A stone of mass 0.5 kg is thrown with a velocity of 10 m/s across the frozen surface of a lake and it comes to rest after travelling a distance of 100 m. What is the magnitude of force of friction between the stone and ice?

Answer 1

Answer:

Given:

• Mass = 0.5 kg
• Initial Velocity = 10 m/s
• Final Velocity = 0 m/s
• Distance Travelled = 100 m

To Find:

• Magnitude of Frictional Force

Solution:

Force = Mass × Acceleration

Therefore we need to find acceleration. Substituting in Third Equation of Motion we get,

⇒ 0² - 10² = 2 ( a ) ( s )

⇒ -100 = 2 ( a ) ( 100 )

⇒ 2a = -1

⇒ a = -1/2 = -0.5 m/s²  [ - sign indicates retardation ]
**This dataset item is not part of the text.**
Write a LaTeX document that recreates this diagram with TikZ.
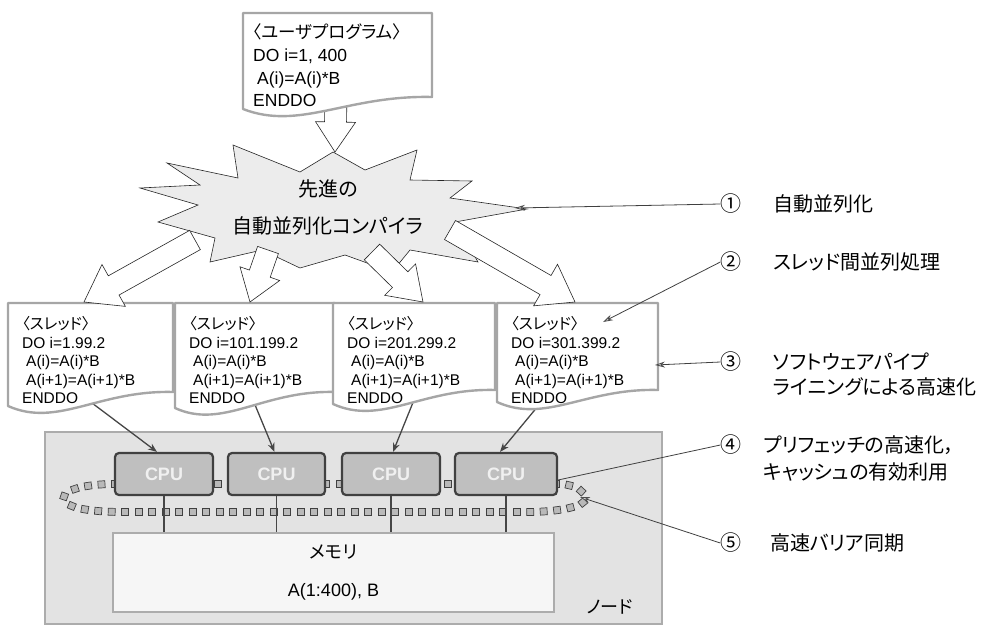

Force with which the object was travelling is:

⇒ Force = 0.5 × -0.5 = -0.25 N

Therefore the opposing force is indicated by the negative sign. Thus it is friction. Hence magnitude of friction is 0.25 N.

Hope it helped !!

Answer 2

Explanation:-

Given :-

mass of stone = 0.5 kg

initial velocity = 10 m/s

Final velocity = 0m/s

Distance travelled = 100 m

To find :-

The magnitude of force of friction.

Solution:-

Let us find the acceleration of the particle.

• By using equation of motion.

$\boxed{2as = v^2 - u^2}$

• Put the given values.

→$2 \times a \times 100 = (0)^2 -(10)^2$

→$200a = -100$

→$a = \dfrac{-100}{200}$

→$a = -0.5 m/s^2$

acceleration of stone will be

-0.5 m/s².

The magnitude of force of friction which oppose the stone is given by :-

→$\boxed{ F_{f} = ma }$

• By using Newton 2nd law.

→$F_{f} = 0.5 \times -0.5$

→$F_{f}= -0.25 N$

Hence,

The magnitude of force of friction is 0.25 N.